If Congress begged off any more serious reforms this year, who could blame them? Having been in session for much of the year and meeting around the clock, there is a high burnout rate among the staff. But look for bank reform to be debated after the break and the first run made at immigration reform. Republicans would rather opt for naming more people to appear on postage stamps.

Whenever the world seems to be turning elsewhere, the North Koreans always make a play for attention. Today it looks like they torpedoed a South Korean naval vessel with 100 aboard. It seems they used up all their rockets for another test to see whether they can reach Hawaii.

The King of Derivatives, former Senator Phil Gramm, writing in the Wall Street Journal, says that the healthcare debate is not over yet, by any means. Senator Gramm was the one who said during the collapse of the economy in the fall of 2008 that Americans were just whiners. Speaking of the Wall Street Journal, they are going to charge for reading them on line. So now they become like the Financial Times, another newspaper I no longer read.

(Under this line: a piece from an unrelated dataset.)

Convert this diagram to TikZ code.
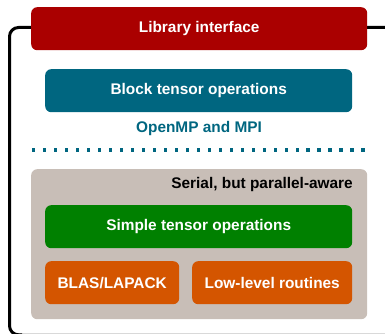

Working on something work related, I was reviewing a list of projects being conducted by USAID in various countries abroad. All worthwhile. But in looking them over, an awful thought occurred to me-- virtually none of these programs would be allowed by the New Republican Party as government programs in the United States. The commonsense consensus that has been created over the years about development and democracy would not be tolerated by the new authoritarians. And many of these programs were initiated by the last administration.